Les TCA touchent 5,7% des filles et 1,2% des garçons à l'adolescence, rappellent les chercheurs dans un article publié par la revue Soins Psychiatrie. «Chez les filles, il s'agit surtout de problèmes d'anorexie ou de boulimie, alors que chez les garçons, on voit surtout des problèmes de bigorexie (un désir obsessif d'augmenter sa masse musculaire)», signale l'une des auteurs de l'étude, la professeure Nathalie Gingras, pédopsychiatre et membre du Centre de recherche CERVO. «Depuis quelques années, nous constatons que les TCA se manifestent de façon plus précoce, parfois chez des jeunes de 10 ans ou moins. On ne sait pas si ce phénomène est attribuable à Internet ou à une préoccupation généralisée pour l'alimentation dans notre société», précise-t-elle.
La quasi-totalité des ados utilise Internet pour s'informer, communiquer et socialiser. Plus de 9 jeunes sur 10 sont actifs sur les réseaux sociaux, où ils exposent leur vie privée et leurs images personnelles. «À l'adolescence, l'apparence prend une grande place dans l'estime de soi et dans l'identité sociale, souligne la professeure Gingras. Les jeunes portent donc une grande attention aux photos d'eux-mêmes qu'ils affichent sur les réseaux sociaux. Ceux qui manquent d'assurance par rapport à leur apparence physique auront l'impression que tous les autres sont extraordinaires.» Les études analysées par les trois chercheurs révèlent que les préoccupations par rapport à l'image corporelle, à la quête de minceur et à la surveillance du poids augmentent en fonction du nombre d'amis Facebook et du temps passé sur Internet, plus précisément le temps consacré aux réseaux sociaux et à la visualisation d'images. Internet fait-il pire que les magazines, la télévision et le cinéma pour promouvoir les TCA? «Lorsqu'on regarde la télé en famille, il y a de la place pour la discussion au sujet des images que l'on voit. Avec Internet, l'exposition aux images a explosé et elle se fait de façon individuelle, constate Nathalie Gingras. Les jeunes sont continuellement en "mode comparaison" et ils sont soumis en permanence au jugement des autres.»

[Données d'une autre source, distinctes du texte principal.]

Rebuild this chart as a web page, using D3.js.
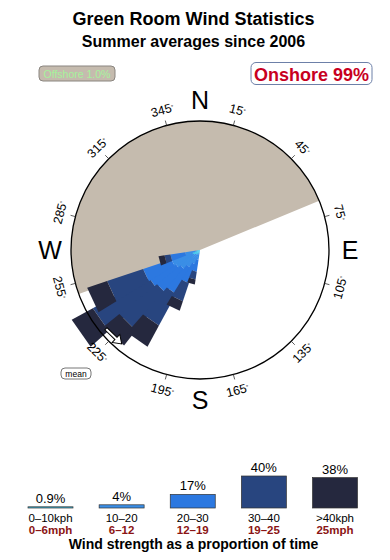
<!DOCTYPE html>
<html>
<head>
<meta charset="utf-8">
<script src="https://cdn.jsdelivr.net/npm/d3@7"></script>
<style>
  body { margin: 0; background: #fff; }
  text { font-family: "Liberation Sans", Arial, sans-serif; }
</style>
</head>
<body>
<script>
// wind rose bins (bearing of bin centre) and % of time per speed band
var directions = [195, 205, 215, 225, 235, 245, 255];
var s0_10  = [0.01, 0.02, 0.04, 0.05, 0.07, 0.09, 0.02];
var s10_20 = [0.13, 0.30, 0.54, 0.85, 1.06, 1.21, 0.30];
var s20_30 = [0.55, 1.44, 3.03, 3.46, 3.72, 3.89, 0.97];
var s30_40 = [0.60, 2.44, 7.06, 10.94, 16.61, 8.66, 0.57];
var s40up  = [0.47, 1.70, 6.78, 6.17, 9.28, 6.57, 0.68];

var speedKeys = ["s0", "s1", "s2", "s3", "s4"];
var legendPct = [0.9, 4, 17, 40, 38];
var legendPctText = ["0.9%", "4%", "17%", "40%", "38%"];
var kphLabels = ["0\u201310kph", "10\u201320", "20\u201330", "30\u201340", ">40kph"];
var mphLabels = ["0\u20136mph", "6\u201312", "12\u201319", "19\u201325", "25mph"];

var tickDegrees = [15, 45, 75, 105, 135, 165, 195, 225, 255, 285, 315, 345];
var cardinals = ["N", "E", "S", "W"];
var cardinalDegrees = [0, 90, 180, 270];

var offshoreFrom = 250, offshoreTo = 427.5;
var offshorePct = "1.0%", onshorePct = "99%";
var meanDirection = 224;

var colors = ["#3fc6ec", "#3a8ee6", "#2c78e0", "#28457f", "#25283e"];

var W = 390, H = 560, cx = 200, cy = 250, R = 129;
var rad = Math.PI / 180;

var svg = d3.select("body").append("svg")
  .attr("width", W).attr("height", H);

// titles
svg.append("text").attr("x", 193.5).attr("y", 25).attr("text-anchor", "middle")
  .style("font-size", "18px").style("font-weight", "bold").text("Green Room Wind Statistics");
svg.append("text").attr("x", 193.5).attr("y", 47).attr("text-anchor", "middle")
  .style("font-size", "16px").style("font-weight", "bold").text("Summer averages since 2006");

// offshore / onshore badges
svg.append("rect").attr("x", 39).attr("y", 66).attr("width", 76).attr("height", 15).attr("rx", 4)
  .attr("fill", "#c5bbae").attr("stroke", "#8a8580");
svg.append("text").attr("x", 77).attr("y", 77.5).attr("text-anchor", "middle")
  .style("font-size", "10.5px").attr("fill", "#a6f39c").text("Offshore " + offshorePct);
svg.append("rect").attr("x", 251).attr("y", 62.5).attr("width", 121).attr("height", 22).attr("rx", 5)
  .attr("fill", "#fff").attr("stroke", "#6d80a8");
svg.append("text").attr("x", 311.5).attr("y", 80.5).attr("text-anchor", "middle")
  .style("font-size", "18px").style("font-weight", "bold").attr("fill", "#c8001e").text("Onshore " + onshorePct);

var g = svg.append("g").attr("transform", "translate(" + cx + "," + cy + ")");

function px(a, r) { return Math.sin(a * rad) * r; }
function py(a, r) { return -Math.cos(a * rad) * r; }

// offshore sector
g.append("path")
  .attr("d", d3.arc().innerRadius(0).outerRadius(R)
    .startAngle(offshoreFrom * rad).endAngle(offshoreTo * rad)())
  .attr("fill", "#c5bbae");

// stacked rose, longest bins drawn first so the short ones sit on top
var table = directions.map(function (d, i) {
  return { dir: d, s0: s0_10[i], s1: s10_20[i], s2: s20_30[i], s3: s30_40[i], s4: s40up[i] };
});
var stacked = d3.stack().keys(speedKeys)(table);
var rScale = d3.scaleSqrt().domain([0, 24]).range([0, R]);
var half = 6.5;
var line = d3.line();

var order = d3.range(directions.length).sort(function (a, b) {
  return stacked[4][b][1] - stacked[4][a][1];
});

order.forEach(function (i) {
  var bin = g.append("g");
  stacked.forEach(function (layer, k) {
    var d = layer[i], a = d.data.dir, r0 = rScale(d[0]), r1 = rScale(d[1]);
    bin.append("path")
      .attr("fill", colors[k])
      .attr("d", line([
        [px(a - half, r0), py(a - half, r0)],
        [px(a - half, r1), py(a - half, r1)],
        [px(a + half, r1), py(a + half, r1)],
        [px(a + half, r0), py(a + half, r0)]
      ]) + "Z");
  });
});

// outer circle
g.append("circle").attr("r", R).attr("fill", "none").attr("stroke", "#000").attr("stroke-width", 1.3);

// ticks and degree labels
tickDegrees.forEach(function (t) {
  g.append("line")
    .attr("x1", px(t, R)).attr("y1", py(t, R))
    .attr("x2", px(t, R + 5)).attr("y2", py(t, R + 5))
    .attr("stroke", "#333").attr("stroke-width", 0.8);
  var rot = (t > 90 && t < 270) ? t - 180 : t;
  var lab = g.append("text")
    .attr("transform", "translate(" + px(t, 145) + "," + py(t, 145) + ") rotate(" + rot + ")")
    .attr("text-anchor", "middle").attr("dy", "0.35em")
    .style("font-size", "12.5px");
  lab.append("tspan").text(t);
  lab.append("tspan").attr("dy", "-0.45em").style("font-size", "6px").text("\u00b0");
});

cardinals.forEach(function (c, i) {
  var a = cardinalDegrees[i];
  g.append("text").attr("x", px(a, 150)).attr("y", py(a, 150)).attr("dy", "0.36em")
    .attr("text-anchor", "middle").style("font-size", "25px").text(c);
});

// mean arrow
var arrow = g.append("g")
  .attr("transform", "translate(" + px(meanDirection, 122) + "," + py(meanDirection, 122) + ") rotate(" + (meanDirection - 180) + ")");
arrow.append("path")
  .attr("d", "M-13,-1.5L1,-1.5L1,-5.5L9,0L1,5.5L1,1.5L-13,1.5Z")
  .attr("fill", "#fff").attr("stroke", "#000").attr("stroke-width", 1);

svg.append("rect").attr("x", 61).attr("y", 368).attr("width", 30).attr("height", 11).attr("rx", 4)
  .attr("fill", "#fff").attr("stroke", "#777");
svg.append("text").attr("x", 76).attr("y", 376.5).attr("text-anchor", "middle")
  .style("font-size", "8.5px").text("mean");

// legend
var lx = d3.scalePoint().domain(d3.range(5)).range([50.5, 335]);
var lh = d3.scaleLinear().domain([0, 40]).range([0, 32]);
var base = 508, bw = 45;

legendPct.forEach(function (p, i) {
  var h = Math.max(lh(p), 1.2);
  svg.append("rect").attr("x", lx(i) - bw / 2).attr("y", base - h).attr("width", bw).attr("height", h)
    .attr("fill", colors[i]).attr("stroke", "#333").attr("stroke-width", 0.7);
  svg.append("text").attr("x", lx(i)).attr("y", base - h - 4).attr("text-anchor", "middle")
    .style("font-size", "13px").text(legendPctText[i]);
  svg.append("text").attr("x", lx(i)).attr("y", 522).attr("text-anchor", "middle")
    .style("font-size", "11.5px").text(kphLabels[i]);
  svg.append("text").attr("x", lx(i)).attr("y", 534).attr("text-anchor", "middle")
    .style("font-size", "11.5px").style("font-weight", "bold").attr("fill", "#8b1414").text(mphLabels[i]);
});

svg.append("text").attr("x", 193.5).attr("y", 549).attr("text-anchor", "middle")
  .style("font-size", "14px").style("font-weight", "bold").text("Wind strength as a proportion of time");
</script>
</body>
</html>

Internet constitue une source d'information utilisée par la moitié des jeunes pour les questions liées à la santé et au bien-être physique. Les principaux sujets qui les préoccupent? Les exercices physiques, l'apparence, la nutrition et les comportements sexuels. «Internet influence leurs croyances et leurs comportements sur ces sujets, ce qui peut avoir des répercussions très négatives pour les jeunes qui visitent des sites pro-anorexie et pro-boulimie animés par des personnes qui présentent ces comportements comme un mode de vie plutôt qu'une maladie», souligne la pédopsychiatre.
Paradoxalement, la puissance d'Internet peut être canalisée vers la prévention et le traitement des TCA. On assiste présentement à l'émergence d'une offre de prévention et de thérapie en ligne développée avec la collaboration de professionnels de la santé. Ces interventions font appel au Web, à l'e-coaching par Skype et aux groupes de soutien sur Facebook, des outils familiers et facilement accessibles aux jeunes. «Certains sites d'information et de soutien sont très bien faits. C'est le cas de anebquebec.com», souligne Nathalie Gingras.
Prévenir les TCA en interdisant aux jeunes d'utiliser Internet est une solution qui n'est ni réaliste ni souhaitable, estime-t-elle. «Il faut plutôt encourager une saine utilisation d'Internet et rester à l'affût de certains comportements symptomatiques pour éviter les dérapages, propose-t-elle. Il faut prendre le temps de s'intéresser aux outils de communication utilisés par les jeunes, en faire nous-mêmes usage et discuter des contenus avec eux. Il faut aussi trouver du temps pour échanger, pour partager avec eux nos valeurs et nos inquiétudes. Comme pour tous les autres problèmes qui peuvent survenir à l'adolescence, les parents doivent engager la discussion, convenir de certaines balises et maintenir un canal de communication ouvert avec leurs enfants.»
L'article paru dans Soins Psychiatrie est signé par Frédéric Ntwengabarumije, médecin résident en psychiatrie au moment de l'étude, Richard E. Bélanger, professeur et membre du Centre de recherche du CHU de Québec — Université Laval, et Nathalie Gingras.